Skip the images and return the records below exactly.
════════════════════
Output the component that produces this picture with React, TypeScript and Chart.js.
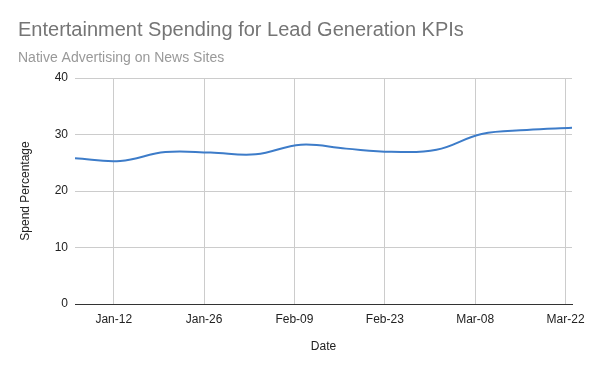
import React, { useEffect, useRef } from 'react';
import { Chart, registerables } from 'chart.js';
Chart.register(...registerables);

const chartTitle = 'Entertainment Spending for Lead Generation KPIs';
const chartSubtitle = 'Native Advertising on News Sites';
const xAxisTitle = 'Date';
const yAxisTitle = 'Spend Percentage';

const dates = [
  '2020-01-06', '2020-01-13', '2020-01-20', '2020-01-27',
  '2020-02-03', '2020-02-10', '2020-02-17', '2020-02-24',
  '2020-03-02', '2020-03-09', '2020-03-16', '2020-03-23',
];
const spendPercentage = [25.8, 25.3, 26.9, 26.8, 26.5, 28.2, 27.5, 26.95, 27.3, 30.1, 30.8, 31.2];

const xTickDates = ['2020-01-12', '2020-01-26', '2020-02-09', '2020-02-23', '2020-03-08', '2020-03-22'];
const xTickLabels = ['Jan-12', 'Jan-26', 'Feb-09', 'Feb-23', 'Mar-08', 'Mar-22'];
const yMin = 0;
const yMax = 40;
const yStep = 10;

const DAY = 86400000;
const toDay = (s: string) => Math.round(Date.parse(s) / DAY);

const FONT = "Arial, 'Liberation Sans', sans-serif";

const titlePlugin = {
  id: 'googleTitle',
  afterDraw(chart: any) {
    const ctx = chart.ctx;
    ctx.save();
    ctx.textAlign = 'left';
    ctx.textBaseline = 'alphabetic';
    ctx.fillStyle = '#757575';
    ctx.font = `20px ${FONT}`;
    ctx.fillText(chartTitle, 18, 36);
    ctx.fillStyle = '#999999';
    ctx.font = `14px ${FONT}`;
    ctx.fillText(chartSubtitle, 18, 62);
    ctx.restore();
  },
};

export default function App() {
  const ref = useRef<HTMLCanvasElement | null>(null);
  useEffect(() => {
    if (!ref.current) return;
    const points = dates.map((d, i) => ({ x: toDay(d), y: spendPercentage[i] }));
    const chart = new Chart(ref.current, {
      type: 'line',
      data: {
        datasets: [
          {
            label: yAxisTitle,
            data: points,
            borderColor: '#3d7cc9',
            backgroundColor: '#3d7cc9',
            borderWidth: 2,
            pointRadius: 0,
            tension: 0.4,
            fill: false,
          },
        ],
      },
      options: {
        animation: false,
        responsive: false,
        layout: { padding: { top: 78, right: 28, bottom: 0, left: 0 } },
        plugins: {
          legend: { display: false },
          tooltip: { enabled: false },
          title: { display: false },
        },
        scales: {
          x: {
            type: 'linear',
            min: toDay(dates[0]),
            max: toDay(dates[dates.length - 1]),
            afterBuildTicks: (scale: any) => {
              scale.ticks = xTickDates.map((d) => ({ value: toDay(d) }));
            },
            afterFit: (scale: any) => {
              scale.height = 67;
            },
            ticks: {
              autoSkip: false,
              maxRotation: 0,
              padding: 8,
              color: '#222222',
              font: { family: FONT, size: 12 },
              callback: (_v: any, i: number) => xTickLabels[i],
            },
            grid: { color: '#cccccc', drawTicks: false, lineWidth: 1 },
            border: { display: true, color: '#333333', width: 1 },
            title: {
              display: true,
              text: xAxisTitle,
              color: '#222222',
              font: { family: FONT, size: 12 },
              padding: { top: 0, bottom: 17 },
            },
          },
          y: {
            min: yMin,
            max: yMax,
            afterFit: (scale: any) => {
              scale.width = 75;
            },
            ticks: {
              stepSize: yStep,
              padding: 7,
              color: '#222222',
              font: { family: FONT, size: 12 },
            },
            grid: { color: '#cccccc', drawTicks: false, lineWidth: 1 },
            border: { display: false },
            title: {
              display: true,
              text: yAxisTitle,
              color: '#222222',
              font: { family: FONT, size: 12 },
              padding: { top: 18, bottom: 0 },
            },
          },
        },
      },
      plugins: [titlePlugin],
    } as any);
    return () => chart.destroy();
  }, []);
  return (
    <div style={{ position: 'absolute', left: 0, top: 0, width: 600, height: 371, background: '#fff' }}>
      <canvas ref={ref} width={600} height={371} style={{ display: 'block' }} />
    </div>
  );
}
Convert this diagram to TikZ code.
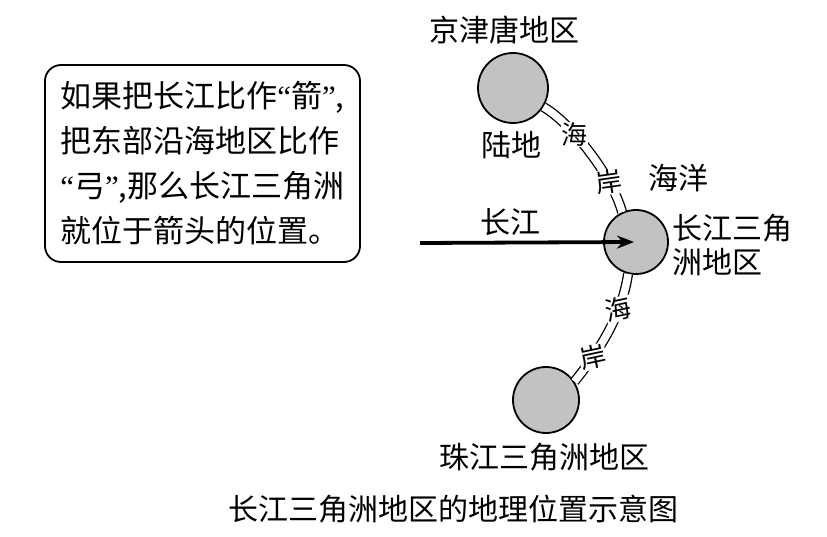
════════════════════
→ **Response to this exercise**:
Output the component that produces this picture with React, TypeScript and Chart.js.
import React, { useEffect, useRef } from 'react';
import { Chart, registerables } from 'chart.js';
Chart.register(...registerables);

const chartTitle = 'Entertainment Spending for Lead Generation KPIs';
const chartSubtitle = 'Native Advertising on News Sites';
const xAxisTitle = 'Date';
const yAxisTitle = 'Spend Percentage';

const dates = [
  '2020-01-06', '2020-01-13', '2020-01-20', '2020-01-27',
  '2020-02-03', '2020-02-10', '2020-02-17', '2020-02-24',
  '2020-03-02', '2020-03-09', '2020-03-16', '2020-03-23',
];
const spendPercentage = [25.8, 25.3, 26.9, 26.8, 26.5, 28.2, 27.5, 26.95, 27.3, 30.1, 30.8, 31.2];

const xTickDates = ['2020-01-12', '2020-01-26', '2020-02-09', '2020-02-23', '2020-03-08', '2020-03-22'];
const xTickLabels = ['Jan-12', 'Jan-26', 'Feb-09', 'Feb-23', 'Mar-08', 'Mar-22'];
const yMin = 0;
const yMax = 40;
const yStep = 10;

const DAY = 86400000;
const toDay = (s: string) => Math.round(Date.parse(s) / DAY);

const FONT = "Arial, 'Liberation Sans', sans-serif";

const titlePlugin = {
  id: 'googleTitle',
  afterDraw(chart: any) {
    const ctx = chart.ctx;
    ctx.save();
    ctx.textAlign = 'left';
    ctx.textBaseline = 'alphabetic';
    ctx.fillStyle = '#757575';
    ctx.font = `20px ${FONT}`;
    ctx.fillText(chartTitle, 18, 36);
    ctx.fillStyle = '#999999';
    ctx.font = `14px ${FONT}`;
    ctx.fillText(chartSubtitle, 18, 62);
    ctx.restore();
  },
};

export default function App() {
  const ref = useRef<HTMLCanvasElement | null>(null);
  useEffect(() => {
    if (!ref.current) return;
    const points = dates.map((d, i) => ({ x: toDay(d), y: spendPercentage[i] }));
    const chart = new Chart(ref.current, {
      type: 'line',
      data: {
        datasets: [
          {
            label: yAxisTitle,
            data: points,
            borderColor: '#3d7cc9',
            backgroundColor: '#3d7cc9',
            borderWidth: 2,
            pointRadius: 0,
            tension: 0.4,
            fill: false,
          },
        ],
      },
      options: {
        animation: false,
        responsive: false,
        layout: { padding: { top: 78, right: 28, bottom: 0, left: 0 } },
        plugins: {
          legend: { display: false },
          tooltip: { enabled: false },
          title: { display: false },
        },
        scales: {
          x: {
            type: 'linear',
            min: toDay(dates[0]),
            max: toDay(dates[dates.length - 1]),
            afterBuildTicks: (scale: any) => {
              scale.ticks = xTickDates.map((d) => ({ value: toDay(d) }));
            },
            afterFit: (scale: any) => {
              scale.height = 67;
            },
            ticks: {
              autoSkip: false,
              maxRotation: 0,
              padding: 8,
              color: '#222222',
              font: { family: FONT, size: 12 },
              callback: (_v: any, i: number) => xTickLabels[i],
            },
            grid: { color: '#cccccc', drawTicks: false, lineWidth: 1 },
            border: { display: true, color: '#333333', width: 1 },
            title: {
              display: true,
              text: xAxisTitle,
              color: '#222222',
              font: { family: FONT, size: 12 },
              padding: { top: 0, bottom: 17 },
            },
          },
          y: {
            min: yMin,
            max: yMax,
            afterFit: (scale: any) => {
              scale.width = 75;
            },
            ticks: {
              stepSize: yStep,
              padding: 7,
              color: '#222222',
              font: { family: FONT, size: 12 },
            },
            grid: { color: '#cccccc', drawTicks: false, lineWidth: 1 },
            border: { display: false },
            title: {
              display: true,
              text: yAxisTitle,
              color: '#222222',
              font: { family: FONT, size: 12 },
              padding: { top: 18, bottom: 0 },
            },
          },
        },
      },
      plugins: [titlePlugin],
    } as any);
    return () => chart.destroy();
  }, []);
  return (
    <div style={{ position: 'absolute', left: 0, top: 0, width: 600, height: 371, background: '#fff' }}>
      <canvas ref={ref} width={600} height={371} style={{ display: 'block' }} />
    </div>
  );
}
Convert this diagram to TikZ code.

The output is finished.